For the actor, this modest, small budget film that gave him critical acclaim still means a lot because it dared to present him in a completely contrasting role. He's already given a nod to Kaushik's next and has verbally agreed to Vikram Bhatt's forthcoming venture. He says, "I don't act. I simply become the character."
 
For someone who initially wasn't enthusiastic about acting ("I'm a freak case") and was happy travelling, being a house husband and dancing, Arshad's first film Tere Mere Sapne made him a success.
 
What followed subsequently were disasters because Arshad admittedly didn't know the industry and didn't really care.

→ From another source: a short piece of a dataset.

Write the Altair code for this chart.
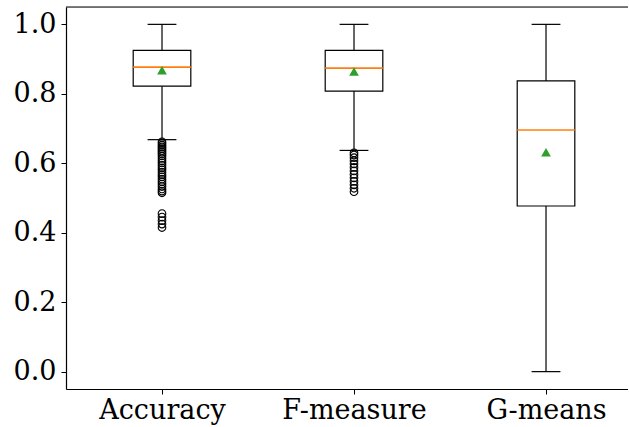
import json
import altair as alt
import pandas as pd

categories = ["Accuracy", "F-measure", "G-means"]
q1 = [0.822, 0.808, 0.477]
median = [0.877, 0.874, 0.696]
q3 = [0.925, 0.925, 0.837]
whisker_low = [0.668, 0.637, 0.0]
whisker_high = [1.0, 1.0, 1.0]
means = [0.868, 0.864, 0.632]

outliers_accuracy = [0.662, 0.657, 0.652, 0.647, 0.642, 0.637, 0.632, 0.627, 0.621,
                     0.614, 0.607, 0.601, 0.594, 0.587, 0.581, 0.574, 0.567, 0.561,
                     0.554, 0.547, 0.540, 0.533, 0.526, 0.520, 0.515,
                     0.455, 0.445, 0.435, 0.425, 0.415]
outliers_fmeasure = [0.630, 0.624, 0.616, 0.607, 0.598, 0.588, 0.578, 0.568, 0.558,
                     0.548, 0.538, 0.528, 0.518]
outliers_gmeans = []

FONT = "DejaVu Serif"
W, H = 562, 382

stats = pd.DataFrame({
    "cat": categories,
    "pos": [1, 2, 3],
    "q1": q1, "median": median, "q3": q3,
    "lo": whisker_low, "hi": whisker_high, "mean": means,
})

out_rows = []
for i, vals in enumerate([outliers_accuracy, outliers_fmeasure, outliers_gmeans]):
    for v in vals:
        out_rows.append({"pos": i + 1, "value": v})
outs = pd.DataFrame(out_rows)

xscale = alt.Scale(domain=[0.5, 3.427], nice=False, zero=False)
yscale = alt.Scale(domain=[-0.05, 1.05], nice=False, zero=False)

label_expr = f"{json.dumps(categories)}[datum.value - 1]"

xaxis = alt.Axis(values=[1, 2, 3], labelExpr=label_expr, title=None, grid=False,
                 labelFont=FONT, labelFontSize=27, labelColor="black",
                 tickColor="black", tickSize=5, domainColor="black", domainWidth=1.2,
                 labelPadding=3)
yaxis = alt.Axis(values=[0, 0.2, 0.4, 0.6, 0.8, 1.0], format=".1f", title=None, grid=False,
                 labelFont=FONT, labelFontSize=27, labelColor="black",
                 tickColor="black", tickSize=5, domainColor="black", domainWidth=1.2,
                 labelPadding=5)

base = alt.Chart(stats).transform_calculate(
    xl="datum.pos - 0.15", xr="datum.pos + 0.15",
    cl="datum.pos - 0.075", cr="datum.pos + 0.075",
)

boxes = base.mark_rect(fill="white", stroke="black", strokeWidth=1.2).encode(
    x=alt.X("xl:Q", scale=xscale, axis=xaxis),
    x2="xr:Q",
    y=alt.Y("q1:Q", scale=yscale, axis=yaxis),
    y2="q3:Q",
)
whisk_up = base.mark_rule(color="black", strokeWidth=1.2).encode(
    x=alt.X("pos:Q", scale=xscale), y=alt.Y("q3:Q", scale=yscale), y2="hi:Q")
whisk_dn = base.mark_rule(color="black", strokeWidth=1.2).encode(
    x=alt.X("pos:Q", scale=xscale), y=alt.Y("lo:Q", scale=yscale), y2="q1:Q")
cap_hi = base.mark_rule(color="black", strokeWidth=1.2).encode(
    x=alt.X("cl:Q", scale=xscale), x2="cr:Q", y=alt.Y("hi:Q", scale=yscale))
cap_lo = base.mark_rule(color="black", strokeWidth=1.2).encode(
    x=alt.X("cl:Q", scale=xscale), x2="cr:Q", y=alt.Y("lo:Q", scale=yscale))
med = base.mark_rule(color="#ff7f0e", strokeWidth=1.6).encode(
    x=alt.X("xl:Q", scale=xscale), x2="xr:Q", y=alt.Y("median:Q", scale=yscale))
mean_pts = base.mark_point(shape="triangle-up", filled=True, color="#2ca02c",
                           size=95, opacity=1).encode(
    x=alt.X("pos:Q", scale=xscale), y=alt.Y("mean:Q", scale=yscale))

fliers = alt.Chart(outs).mark_point(shape="circle", filled=False, color="black",
                                    size=58, strokeWidth=1.1, opacity=1).encode(
    x=alt.X("pos:Q", scale=xscale), y=alt.Y("value:Q", scale=yscale))

top_frame = alt.Chart(pd.DataFrame({"a": [0]})).mark_rule(
    color="black", strokeWidth=1.2).encode(
    x=alt.value(0), x2=alt.value(W), y=alt.value(0))

chart = alt.layer(
    boxes, whisk_up, whisk_dn, cap_hi, cap_lo, med, mean_pts, fliers, top_frame
).properties(
    width=W, height=H,
    autosize=alt.AutoSizeParams(type="none"),
    padding={"left": 66, "top": 7, "right": 0, "bottom": 38},
).configure_view(stroke=None).configure(background="white")

chart.save("out.html", embed_options={"renderer": "svg", "actions": False})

His attitude changed when veterans like Jeetendra and Yash Raj Chopra started ringing the wisdom bell loudly in his ears. "Yash Raj Chopra very recently told me, 'From now on, don't settle for mediocrity. If you don't have good work, wait for the right role'."
 
The journey of Arshad Warsi from signing bad scripts and films carelessly, to waiting patiently for the right roles to come his way has been an excruciating one. He says he had no films in hand for eight months after Munnabhai MBBS was released.
 
"I wasn't overconfident but I never imagined getting no films. Jeetendra had warned me once. He said, 'Today you're getting tonnes of roles. One day you'll have no work. Don't give up. If you manage to cross that time you'll be a success'."
 
Now that success is on his side, Arshad is having fun observing some industry members who are suddenly warming up to him.
 
"Earlier, there used to be a vacuum around me, no one wanted to be near me because I was a failure. In fact, at one of the IIFA awards ceremonies, one of the current top actors was rude to me on my face, in front of so many people. He'd injured his foot and I bailed him out by performing on his behalf at the very last minute. We've even worked together once and delivered a hit."
 
"You never make a true friend here," he says. "There's so much money involved here that you just have to be a good commodity that should be able to generate a better product every time."
 
He adds, "Why do you think I'm offered only comedy roles? My first film saw me as a comedian and no one ever wanted to take a chance with me doing serious roles."
 
While life for Arshad is changing for the better, some things, he admits, will never change. "I still get nervous at the start of my films, my face still breaks into pimples with all the tension," he quips. Post Lagey Raho... his face is radiant. The glow of success?